Roughly 4 to 5% of their customers are not renewing contracts. As each contract has a lot of value, this loss is huge. They want to predict in advance who is likely to churn and try to prevent it.
What was tricky
The business needed above 40% precision for a certain recall. Their internal data science team was not able to get any measurable precision (<2%). Despite extremely qualified data scientists using very powerful models (variants of Gradient Boosting Machines), the improvement was minimal.
What did we do?
In most champion, challenger scenarios like this (where we need to beat an existing model hands-down), we have a rule of thumb.
If the data is structured, don’t worry much about improving the algorithm. Focus on other aspects. Here is what we did:
Align the training and validation data sets: We realized they are defined incorrectly and the distributions are greatly different. We corrected it.
Try various lengths of past in the time series: Always, in time series one wonders just how much of past is good. 3 months or 3 years? There is just a sweet spot and you need to empirically find it.

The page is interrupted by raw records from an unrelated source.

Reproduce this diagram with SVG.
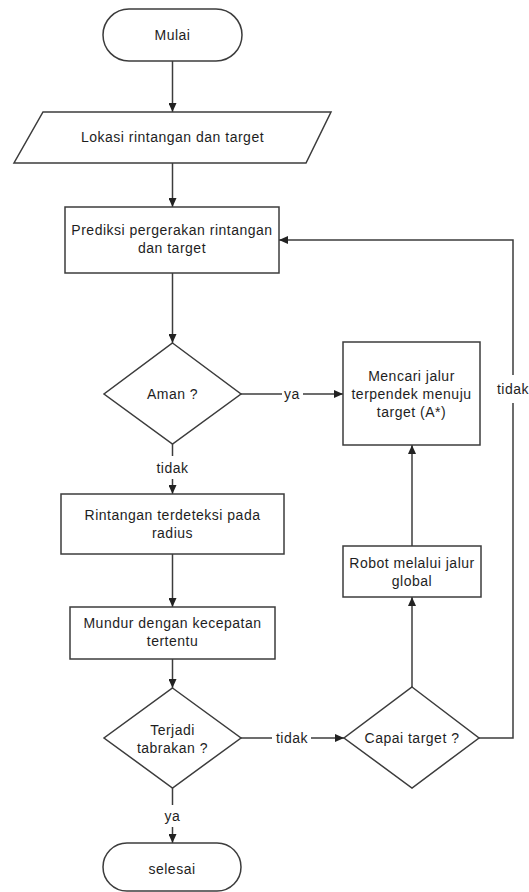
<svg xmlns="http://www.w3.org/2000/svg" width="529" height="892" viewBox="0 0 529 892">
<style>
.shape{fill:#fff;stroke:#3c3c3c;stroke-width:1.5}
.conn{fill:none;stroke:#3c3c3c;stroke-width:1.5}
text{font-family:"Liberation Sans",Arial,sans-serif;font-size:14px;letter-spacing:0.5px;fill:#1e1e1e;text-anchor:middle;dominant-baseline:central}
</style>
<defs>
<marker id="arr" viewBox="0 0 9 8" markerWidth="9" markerHeight="8" refX="9" refY="4" orient="auto" markerUnits="userSpaceOnUse">
<path d="M0,0 L9,4 L0,8 z" fill="#222"/>
</marker>
</defs>
<rect width="529" height="892" fill="#fff"/>
<g id="connectors">
<line class="conn" x1="172.5" y1="61" x2="172.5" y2="112" marker-end="url(#arr)"/>
<line class="conn" x1="172.5" y1="163" x2="172.5" y2="207" marker-end="url(#arr)"/>
<line class="conn" x1="172.5" y1="273" x2="172.5" y2="343" marker-end="url(#arr)"/>
<line class="conn" x1="241" y1="394" x2="282" y2="394"/>
<line class="conn" x1="303" y1="394" x2="343" y2="394" marker-end="url(#arr)"/>
<text x="292" y="394">ya</text>
<line class="conn" x1="172.5" y1="444" x2="172.5" y2="456"/>
<line class="conn" x1="172.5" y1="479" x2="172.5" y2="494" marker-end="url(#arr)"/>
<text x="172.5" y="468">tidak</text>
<line class="conn" x1="172.5" y1="554" x2="172.5" y2="607" marker-end="url(#arr)"/>
<line class="conn" x1="172.5" y1="659" x2="172.5" y2="688" marker-end="url(#arr)"/>
<line class="conn" x1="241" y1="738" x2="272" y2="738"/>
<line class="conn" x1="311" y1="738" x2="344" y2="738" marker-end="url(#arr)"/>
<text x="292" y="738">tidak</text>
<line class="conn" x1="412" y1="687" x2="412" y2="597" marker-end="url(#arr)"/>
<line class="conn" x1="412" y1="546" x2="412" y2="445" marker-end="url(#arr)"/>
<polyline class="conn" points="479,738 513,738 513,403"/>
<polyline class="conn" points="513,375 513,240 279,240" marker-end="url(#arr)"/>
<text x="513" y="389">tidak</text>
<line class="conn" x1="172.5" y1="788" x2="172.5" y2="805"/>
<line class="conn" x1="172.5" y1="827" x2="172.5" y2="843" marker-end="url(#arr)"/>
<text x="172.5" y="816">ya</text>
</g>
<g id="mulai">
<rect class="shape" x="103" y="9" width="139" height="52" rx="26" ry="26"/>
<text x="172.5" y="35">Mulai</text>
</g>
<g id="lokasi">
<polygon class="shape" points="43,112 331,112 306,163 14,163"/>
<text x="172.5" y="137">Lokasi rintangan dan target</text>
</g>
<g id="prediksi">
<rect class="shape" x="65" y="207" width="214" height="66"/>
<text x="172" y="230">Prediksi pergerakan rintangan</text>
<text x="172" y="248">dan target</text>
</g>
<g id="aman">
<polygon class="shape" points="172.5,343 241,394 172.5,444 104,394"/>
<text x="172.5" y="394">Aman ?</text>
</g>
<g id="mencari">
<rect class="shape" x="343" y="342" width="137" height="103"/>
<text x="411.5" y="376">Mencari jalur</text>
<text x="411.5" y="394">terpendek menuju</text>
<text x="411.5" y="412">target (A*)</text>
</g>
<g id="rintangan">
<rect class="shape" x="61" y="494" width="223" height="60"/>
<text x="172.5" y="515">Rintangan terdeteksi pada</text>
<text x="172.5" y="533">radius</text>
</g>
<g id="mundur">
<rect class="shape" x="70" y="607" width="205" height="52"/>
<text x="172.5" y="623">Mundur dengan kecepatan</text>
<text x="172.5" y="641">tertentu</text>
</g>
<g id="robot">
<rect class="shape" x="343" y="546" width="138" height="51"/>
<text x="412" y="563">Robot melalui jalur</text>
<text x="412" y="581">global</text>
</g>
<g id="terjadi">
<polygon class="shape" points="172.5,688 241,738 172.5,788 104,738"/>
<text x="172.5" y="730">Terjadi</text>
<text x="172.5" y="748">tabrakan ?</text>
</g>
<g id="capai">
<polygon class="shape" points="412,687 479,738 412,788 344,738"/>
<text x="412" y="738">Capai target ?</text>
</g>
<g id="selesai">
<rect class="shape" x="103" y="843" width="138" height="48" rx="24" ry="24"/>
<text x="172" y="869">selesai</text>
</g>
</svg>
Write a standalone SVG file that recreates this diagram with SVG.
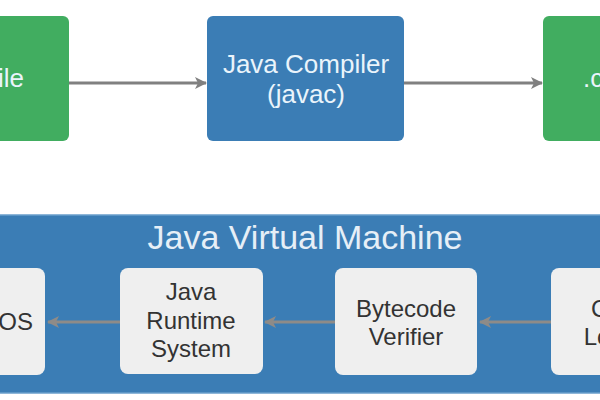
<svg xmlns="http://www.w3.org/2000/svg" width="600" height="400" viewBox="0 0 600 400">
  <defs>
    <style>
      .green { fill: #41ad60; }
      .blue { fill: #3b7db5; }
      .inner { fill: #efefef; }
      .wt { fill: #eaf4fb; font-family: "Liberation Sans", Arial, sans-serif; font-size: 26px; text-anchor: middle; }
      .dt { fill: #333333; font-family: "Liberation Sans", Arial, sans-serif; font-size: 24px; text-anchor: middle; }
      .title { fill: #e6eff7; font-family: "Liberation Sans", Arial, sans-serif; font-size: 34px; text-anchor: middle; }
      .top { stroke: #808080; stroke-width: 3; fill: none; }
      .bot { stroke: #8e8b88; stroke-width: 3; fill: none; }
    </style>
    <marker id="ah" viewBox="0 0 12 12" refX="11" refY="6" markerWidth="12" markerHeight="12" markerUnits="userSpaceOnUse" orient="auto">
      <path d="M0,0 L12,6 L0,12 L3,6 z" fill="#808080"/>
    </marker>
    <marker id="ah2" viewBox="0 0 12 12" refX="11" refY="6" markerWidth="12" markerHeight="12" markerUnits="userSpaceOnUse" orient="auto">
      <path d="M0,0 L12,6 L0,12 L3,6 z" fill="#8e8b88"/>
    </marker>
  </defs>
  <rect width="600" height="400" fill="#ffffff"/>

  <g id="source-file">
    <rect class="green" x="-128" y="16" width="197" height="125" rx="6"/>
    <text class="wt" x="24" y="87" style="text-anchor:end">.java file</text>
  </g>
  <g id="java-compiler">
    <rect class="blue" x="207" y="16" width="197" height="125" rx="6"/>
    <text class="wt" x="306" y="73">Java Compiler</text>
    <text class="wt" x="306" y="103">(javac)</text>
  </g>
  <g id="class-file">
    <rect class="green" x="543" y="16" width="197" height="125" rx="6"/>
    <text class="wt" x="583" y="87" style="text-anchor:start">.class file</text>
  </g>

  <g id="jvm">
    <rect class="blue" x="-5" y="215" width="610" height="178" stroke="#6a9fcb" stroke-width="1.5"/>
    <text class="title" x="305" y="249">Java Virtual Machine</text>
  </g>
  <g id="os">
    <rect class="inner" x="-100" y="268" width="145" height="107" rx="8"/>
    <text class="dt" x="33" y="330" style="text-anchor:end">OS</text>
  </g>
  <g id="jrs">
    <rect class="inner" x="120" y="268" width="143" height="106" rx="8"/>
    <text class="dt" x="191" y="300">Java</text>
    <text class="dt" x="191" y="329">Runtime</text>
    <text class="dt" x="191" y="357">System</text>
  </g>
  <g id="bytecode-verifier">
    <rect class="inner" x="335" y="268" width="142" height="107" rx="8"/>
    <text class="dt" x="406" y="317">Bytecode</text>
    <text class="dt" x="406" y="345">Verifier</text>
  </g>
  <g id="class-loader">
    <rect class="inner" x="551" y="268" width="142" height="107" rx="8"/>
    <text class="dt" x="621" y="317">Class</text>
    <text class="dt" x="621" y="345">Loader</text>
  </g>

  <g id="connectors">
    <line class="top" x1="69" y1="83" x2="206" y2="83" marker-end="url(#ah)"/>
    <line class="top" x1="404" y1="83" x2="542" y2="83" marker-end="url(#ah)"/>
    <line class="bot" x1="120" y1="322" x2="48" y2="322" marker-end="url(#ah2)"/>
    <line class="bot" x1="335" y1="322" x2="265" y2="322" marker-end="url(#ah2)"/>
    <line class="bot" x1="551" y1="322" x2="480" y2="322" marker-end="url(#ah2)"/>
  </g>
</svg>
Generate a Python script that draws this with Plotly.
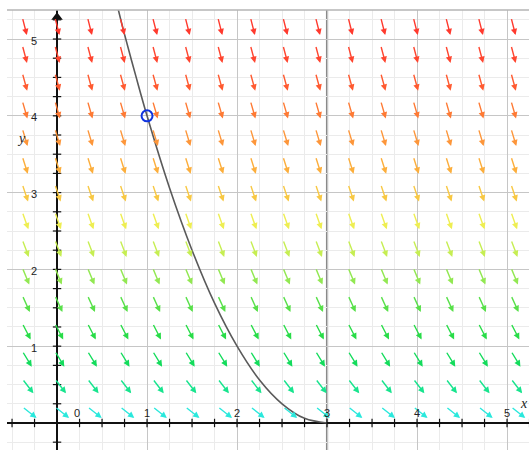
import numpy as np
import plotly.graph_objects as go

# ---------------- data ----------------
# slope field grid (arrow tail positions)
field_x = [-0.385, -0.023, 0.339, 0.701, 1.063, 1.425, 1.787, 2.149,
           2.511, 2.873, 3.235, 3.597, 3.959, 4.321, 4.683, 5.045]
field_y = [0.210, 0.572, 0.934, 1.296, 1.658, 2.020, 2.382, 2.744,
           3.106, 3.468, 3.830, 4.192, 4.554, 4.916, 5.278]
# slope of each row (dy/dx)
row_slopes = [-0.92, -1.51, -1.93, -2.28, -2.58, -2.84, -3.09, -3.31,
              -3.52, -3.72, -3.91, -4.09, -4.27, -4.43, -4.59]

# solution curve
curve_x = [0.66, 0.75, 0.875, 1.0, 1.25, 1.5, 1.75, 2.0, 2.25, 2.5, 2.75, 3.0]
curve_y = [5.48, 5.06, 4.52, 4.0, 3.06, 2.25, 1.56, 1.0, 0.56, 0.25, 0.06, 0.0]

point_x = [1]
point_y = [4]

x_tick_vals = [0, 1, 2, 3, 4, 5]
x_tick_text = ["0", "1", "2", "3", "4", "5"]
y_tick_vals = [1, 2, 3, 4, 5]
y_tick_text = ["1", "2", "3", "4", "5"]

line_x = 3

# ---------------- style ----------------
row_colors = ["#2ae8dc", "#18e48e", "#14dc5c", "#28dc48", "#58e04a", "#92e852",
              "#c6ee52", "#eeee52", "#f8c844", "#fcae3c", "#fd963a", "#fe7a34",
              "#ff5a30", "#ff4630", "#ff3a2e"]

W, H = 529, 450
ML, MR, MT, MB = 7, 0, 10, 0
xr = [-0.556, 5.244]
yr = [-0.352, 5.378]
pw, ph = W - ML - MR, H - MT - MB
ppx = pw / (xr[1] - xr[0])
ppy = ph / (yr[1] - yr[0])
ARROW_LEN = 18.0

fig = go.Figure()

# solution curve
fig.add_trace(go.Scatter(x=curve_x, y=curve_y, mode="lines",
                         line=dict(color="#5a5a5a", width=1.6, shape="spline"),
                         hoverinfo="skip", showlegend=False))

# axis tick marks
xt = np.arange(-0.5, 5.26, 0.25)
yt = np.arange(-0.25, 5.3, 0.25)
fig.add_trace(go.Scatter(x=xt, y=[0] * len(xt), mode="markers",
                         marker=dict(symbol="line-ns", size=6, color="#111",
                                     line=dict(color="#111", width=1.2)),
                         hoverinfo="skip", showlegend=False))
fig.add_trace(go.Scatter(x=[0] * len(yt), y=yt, mode="markers",
                         marker=dict(symbol="line-ew", size=6, color="#111",
                                     line=dict(color="#111", width=1.2)),
                         hoverinfo="skip", showlegend=False))

# y-axis arrow head
fig.add_trace(go.Scatter(x=[0], y=[5.285], mode="markers",
                         marker=dict(symbol="triangle-up", size=10, color="#111"),
                         hoverinfo="skip", showlegend=False))

# point
fig.add_trace(go.Scatter(x=point_x, y=point_y, mode="markers",
                         marker=dict(symbol="circle-open", size=11, color="#1034e0",
                                     line=dict(color="#1034e0", width=2)),
                         hoverinfo="skip", showlegend=False))

annotations = []
# slope field arrows
for j, yv in enumerate(field_y):
    s = row_slopes[j]
    dxp, dyp = ppx * 1.0, s * ppy
    n = np.hypot(dxp, dyp)
    ux, uy = dxp / n * ARROW_LEN / ppx, dyp / n * ARROW_LEN / ppy
    for xv in field_x:
        annotations.append(dict(
            x=xv + ux, y=yv + uy, ax=xv, ay=yv, xref="x", yref="y",
            axref="x", ayref="y", text="", showarrow=True,
            arrowhead=2, arrowsize=0.9, arrowwidth=1.4,
            arrowcolor=row_colors[j], standoff=0, startstandoff=0))

# tick labels
for v, t in zip(x_tick_vals, x_tick_text):
    annotations.append(dict(x=v + (0.22 if v == 0 else 0), y=0.13, text=t,
                            xref="x", yref="y", showarrow=False,
                            font=dict(family="Liberation Sans", size=11, color="#222")))
for v, t in zip(y_tick_vals, y_tick_text):
    annotations.append(dict(x=-0.255, y=v - 0.02, text=t,
                            xref="x", yref="y", showarrow=False,
                            font=dict(family="Liberation Sans", size=11, color="#222")))
# axis names
annotations.append(dict(x=5.19, y=0.26, text="<i>x</i>", xref="x", yref="y",
                        showarrow=False,
                        font=dict(family="Liberation Serif", size=14, color="#222")))
annotations.append(dict(x=-0.4, y=3.71, text="<i>y</i>", xref="x", yref="y",
                        showarrow=False,
                        font=dict(family="Liberation Serif", size=14, color="#222")))

shapes = [
    dict(type="line", xref="x", yref="paper", x0=line_x, x1=line_x, y0=0, y1=1,
         line=dict(color="#8a8a8a", width=2.2), layer="below"),
    dict(type="line", xref="paper", yref="paper", x0=0, x1=1, y0=1, y1=1,
         line=dict(color="#b4b4b4", width=1.5)),
]

fig.update_layout(
    width=W, height=H,
    margin=dict(l=ML, r=MR, t=MT, b=MB),
    paper_bgcolor="white", plot_bgcolor="white",
    showlegend=False,
    annotations=annotations,
    shapes=shapes,
    xaxis=dict(range=xr, showticklabels=False, ticks="", dtick=1, tick0=0,
               showgrid=True, gridcolor="#c6c6c6", gridwidth=1,
               minor=dict(dtick=0.25, tick0=0, showgrid=True, gridcolor="#ebebeb", gridwidth=1),
               zeroline=True, zerolinecolor="#111", zerolinewidth=1.6,
               showline=False, fixedrange=True),
    yaxis=dict(range=yr, showticklabels=False, ticks="", dtick=1, tick0=0,
               showgrid=True, gridcolor="#c6c6c6", gridwidth=1,
               minor=dict(dtick=0.25, tick0=0, showgrid=True, gridcolor="#ebebeb", gridwidth=1),
               zeroline=True, zerolinecolor="#111", zerolinewidth=1.6,
               showline=False, fixedrange=True),
)

fig.write_html("out.html")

Use technology where you can: The embeddings are a better way to represent most categorical attributes. Hence, if enough data is available, embed them all.
In 3 months, we moved the precision from 2% to 38% with these systematic experiments and with the same algorithm they had been using…
To have INSOFE faculty and data scientists solve your business problems, prep your engineering teams to face the real world complexities, visit here
Moral of the story
Even today, the basics of machine learning matter. Thinking about data, splitting it correctly, doing visual observations, systematic experimentations never go out of fashion!